In our experiment we used waveguides with and without p-i-n diode. On the realized structures we measured 2 dB/cm linear propagation loss by the cut-back method. We did not observe significant increase of loss for high pump power with bias applied. More detailed information about propagation loss in waveguides used for our experiment can be found in the recently accepted paper [20]. In- and out-coupling loss was 5 dB, respectively. In Fig. 5 we show the measured conversion efficiency as a function of the in-coupled pump power for waveguides without p-i-n diode. The waveguides had a length of 1 and 4 cm, the 4cm waveguide had about 4x as many turns as the 1cm waveguide.

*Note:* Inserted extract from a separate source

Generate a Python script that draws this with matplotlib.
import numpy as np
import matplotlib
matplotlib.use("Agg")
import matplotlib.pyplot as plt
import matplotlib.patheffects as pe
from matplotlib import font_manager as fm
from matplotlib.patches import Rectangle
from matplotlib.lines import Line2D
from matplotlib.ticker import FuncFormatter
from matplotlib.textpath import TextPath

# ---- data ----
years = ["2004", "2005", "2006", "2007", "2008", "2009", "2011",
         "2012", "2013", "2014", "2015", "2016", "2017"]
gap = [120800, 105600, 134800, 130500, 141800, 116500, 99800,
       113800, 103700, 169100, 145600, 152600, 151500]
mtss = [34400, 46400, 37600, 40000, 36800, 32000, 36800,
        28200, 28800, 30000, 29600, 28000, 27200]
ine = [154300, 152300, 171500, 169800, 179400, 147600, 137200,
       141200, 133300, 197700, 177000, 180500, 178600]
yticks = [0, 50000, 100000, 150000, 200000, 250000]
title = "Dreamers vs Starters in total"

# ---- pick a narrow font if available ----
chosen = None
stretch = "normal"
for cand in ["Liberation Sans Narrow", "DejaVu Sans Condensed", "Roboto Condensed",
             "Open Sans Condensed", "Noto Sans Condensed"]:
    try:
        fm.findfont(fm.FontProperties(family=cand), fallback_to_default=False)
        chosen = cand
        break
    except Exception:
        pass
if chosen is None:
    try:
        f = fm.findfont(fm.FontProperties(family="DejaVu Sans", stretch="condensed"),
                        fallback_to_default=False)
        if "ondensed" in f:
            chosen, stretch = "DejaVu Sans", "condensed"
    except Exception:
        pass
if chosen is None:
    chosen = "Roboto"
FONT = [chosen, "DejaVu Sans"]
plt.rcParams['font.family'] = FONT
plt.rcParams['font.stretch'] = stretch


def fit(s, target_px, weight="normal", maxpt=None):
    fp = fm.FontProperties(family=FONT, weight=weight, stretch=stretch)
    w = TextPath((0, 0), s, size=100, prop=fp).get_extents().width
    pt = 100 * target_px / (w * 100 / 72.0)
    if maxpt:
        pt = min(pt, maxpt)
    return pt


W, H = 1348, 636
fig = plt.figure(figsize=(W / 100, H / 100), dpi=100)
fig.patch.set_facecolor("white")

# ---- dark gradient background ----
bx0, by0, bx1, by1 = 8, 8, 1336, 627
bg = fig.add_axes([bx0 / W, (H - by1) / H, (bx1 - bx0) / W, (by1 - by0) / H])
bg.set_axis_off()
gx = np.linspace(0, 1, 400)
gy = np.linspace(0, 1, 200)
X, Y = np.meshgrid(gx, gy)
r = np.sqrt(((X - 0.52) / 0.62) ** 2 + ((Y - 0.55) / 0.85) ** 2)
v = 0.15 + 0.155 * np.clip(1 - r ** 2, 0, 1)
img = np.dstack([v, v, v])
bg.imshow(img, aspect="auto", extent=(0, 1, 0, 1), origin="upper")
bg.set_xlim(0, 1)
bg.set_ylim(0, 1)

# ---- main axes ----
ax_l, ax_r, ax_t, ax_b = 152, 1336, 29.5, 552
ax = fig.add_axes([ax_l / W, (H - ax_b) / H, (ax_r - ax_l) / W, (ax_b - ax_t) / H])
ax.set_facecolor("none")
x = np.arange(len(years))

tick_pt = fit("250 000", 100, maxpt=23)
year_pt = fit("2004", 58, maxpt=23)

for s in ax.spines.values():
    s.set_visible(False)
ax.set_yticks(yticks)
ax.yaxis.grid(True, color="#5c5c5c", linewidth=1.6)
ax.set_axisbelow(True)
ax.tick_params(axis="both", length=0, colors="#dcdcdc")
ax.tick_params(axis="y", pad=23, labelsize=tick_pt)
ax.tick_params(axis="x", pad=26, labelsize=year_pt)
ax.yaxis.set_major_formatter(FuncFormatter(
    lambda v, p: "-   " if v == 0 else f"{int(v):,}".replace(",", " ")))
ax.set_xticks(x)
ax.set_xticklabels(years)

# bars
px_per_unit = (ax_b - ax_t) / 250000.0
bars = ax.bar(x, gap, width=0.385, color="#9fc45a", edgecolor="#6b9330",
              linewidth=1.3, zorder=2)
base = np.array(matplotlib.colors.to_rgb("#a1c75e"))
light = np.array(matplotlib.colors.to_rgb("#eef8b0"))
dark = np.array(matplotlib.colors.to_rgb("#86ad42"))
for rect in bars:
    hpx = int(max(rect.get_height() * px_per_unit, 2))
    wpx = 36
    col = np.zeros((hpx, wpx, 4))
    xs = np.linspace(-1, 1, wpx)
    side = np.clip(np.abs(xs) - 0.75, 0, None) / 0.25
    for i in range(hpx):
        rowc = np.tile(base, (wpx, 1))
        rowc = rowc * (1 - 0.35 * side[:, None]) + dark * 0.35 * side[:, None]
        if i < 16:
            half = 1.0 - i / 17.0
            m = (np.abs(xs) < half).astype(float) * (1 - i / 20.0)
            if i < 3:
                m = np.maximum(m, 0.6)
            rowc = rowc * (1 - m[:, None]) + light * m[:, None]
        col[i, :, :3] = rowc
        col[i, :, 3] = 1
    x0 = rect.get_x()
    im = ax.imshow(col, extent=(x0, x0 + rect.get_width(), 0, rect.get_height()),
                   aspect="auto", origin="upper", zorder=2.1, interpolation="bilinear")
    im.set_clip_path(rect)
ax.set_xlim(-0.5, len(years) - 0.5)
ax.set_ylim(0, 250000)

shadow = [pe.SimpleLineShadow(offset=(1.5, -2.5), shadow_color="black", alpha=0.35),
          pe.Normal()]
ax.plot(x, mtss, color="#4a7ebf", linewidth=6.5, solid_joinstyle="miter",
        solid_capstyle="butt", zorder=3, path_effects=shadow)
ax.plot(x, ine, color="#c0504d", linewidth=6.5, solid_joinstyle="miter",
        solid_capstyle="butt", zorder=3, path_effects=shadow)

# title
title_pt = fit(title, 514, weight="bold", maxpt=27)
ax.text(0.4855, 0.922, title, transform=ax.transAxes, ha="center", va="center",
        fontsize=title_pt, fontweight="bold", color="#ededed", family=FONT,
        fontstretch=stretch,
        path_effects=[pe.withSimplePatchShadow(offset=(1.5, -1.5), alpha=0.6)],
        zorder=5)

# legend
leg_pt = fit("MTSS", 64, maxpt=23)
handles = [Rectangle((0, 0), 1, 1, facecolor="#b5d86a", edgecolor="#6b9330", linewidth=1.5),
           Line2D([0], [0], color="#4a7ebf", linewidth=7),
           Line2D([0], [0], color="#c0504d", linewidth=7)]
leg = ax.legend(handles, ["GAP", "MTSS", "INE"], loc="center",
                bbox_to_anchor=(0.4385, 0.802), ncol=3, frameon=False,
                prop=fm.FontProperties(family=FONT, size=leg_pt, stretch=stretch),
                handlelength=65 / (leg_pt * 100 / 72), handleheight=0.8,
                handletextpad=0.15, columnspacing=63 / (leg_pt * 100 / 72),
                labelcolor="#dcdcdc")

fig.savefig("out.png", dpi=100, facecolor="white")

We observe at small pump powers a rapid increase of the idler signal, however, soon followed by a saturation of efficiency around −24 dB, as the pump power keeps increasing. Such low conversion efficiencies are not surprising, since the parametric scattering will suffer from free-carrier absorption (nonlinear loss). The carriers are created by two-photon absorption, with typical free-carrier lifetimes around 1 ns [1].

 figure: Fig. 5

Fig. 5 Parametric conversion efficiency vs. pump power for two nano-waveguides (1 cm and 4 cm). The waveguides were fabricated without p-i-n, and show clear saturation behavior.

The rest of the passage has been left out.